A Paris Notebook
by C.W. Gusewelle
Overview
From Amazon.com
This collection of essays now in its second printing by C. W. Gusewelle is about a great Kansas City writer plying his trade in one of Europe's most glorious cities. Some 75, carefully crafted memories later, we learn about a beautiful city, her fascinating inhabitants and the impact of Paris, on a mother, father and two teen-age daughters. These are the stories never to be forgotten and the lives forged from the first-hand experiences shared together.
My thoughts
Oui, oui, I'm on this French kick and I'm enjoying it, so of course when I finished the castle book I wanted to continue reading about France! Digging through my rather large stack of unread books, I found a recent purchase written by a hometown man -- a writer from Kansas City. That was enough to draw me in.
I thought I was going to fall in love with this book when I read the opening chapter. Right off the bat the family, a father and his two teenage daughters, become stranded in Paris when their hotel reservations fall through. The city is packed, the hotels are booked solid, there's no place to go. I couldn't wait to hear what happened next! (No, I'm not going to tell you!)
The book is unusual in that the chapters are extremely short, often 2-3 pages in length, and there isn't a flowing storyline. Rather each chapter is a short story in itself. One chapter might be on a train ride, another might involve wild mushrooms, another might be an incident on the streets they witnesses. Don't expect the chapter on cats to flow gracefully into the subsequent chapter on a totally unrelated subject. They are, as you will see, totally unrelated!
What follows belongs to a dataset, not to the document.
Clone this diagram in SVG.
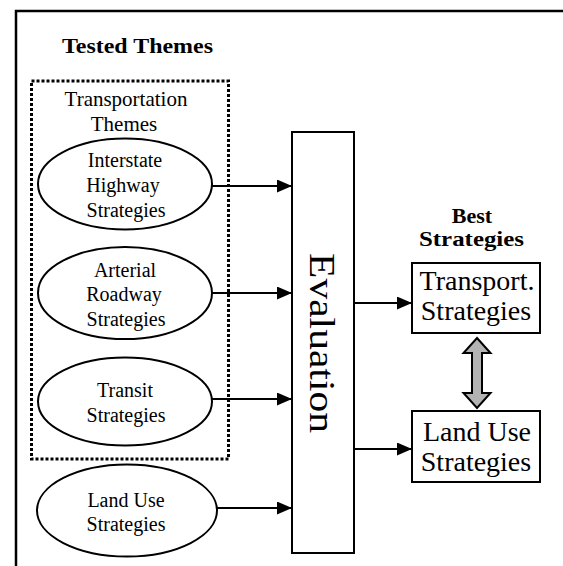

The book is appealing in that you can pick it up and set it down for short spurts of reading without losing anything. Most of the stories are interesting, and I often wish I could hear a little more of each one. For some reason the writing seems more like stories you'd find in a magazine rather than in a book.
Favorite Passage
The problem faced by the contemporary Czars of Russia is esentially the same. Beetroot soup and boiled potatoes may nourish, but they do not inspire. Today's Russian has traded his independence of mind and voice for a mess of pottage. Now he would like to trade his mess of pottage for an occasional lamb shank or plate of beefsteak. But that isn't in the 5-year plan, and it can't be arranged. As a result, he works neither happily nor very hard. And the Soviet economy slips deeper into the doldrums, meaning leaner rations and even less work.
The narrow street I wandered along, the Rue Montorgueil, is not an important thoroughfare. But the chance to walk it, just once in a lifetime, would be the nearest thing to Heaven on Earth for half the population of the planet. It is a street of food merchants, and all the fabulous richness of agricultural France can be found there.
I thought of the Rue Montorgueil a few moments ago, as I was eating my pastries and reading about Soviet disappointments. This year's harvest again was small, the paper said. Food stocks on the shelves are lean. But societies are shaped by the choices they make.
There can be little doubt that the French, if they threw their whole resources into it for a generation, to the exclusion of all else, could manufacture almost as many missiles as the Russians have. But they have chosen not to do that. They are content, instead to be a culinary superpower. And the president of France sleeps easier in his bed at night than any Soviet first secretary ever will.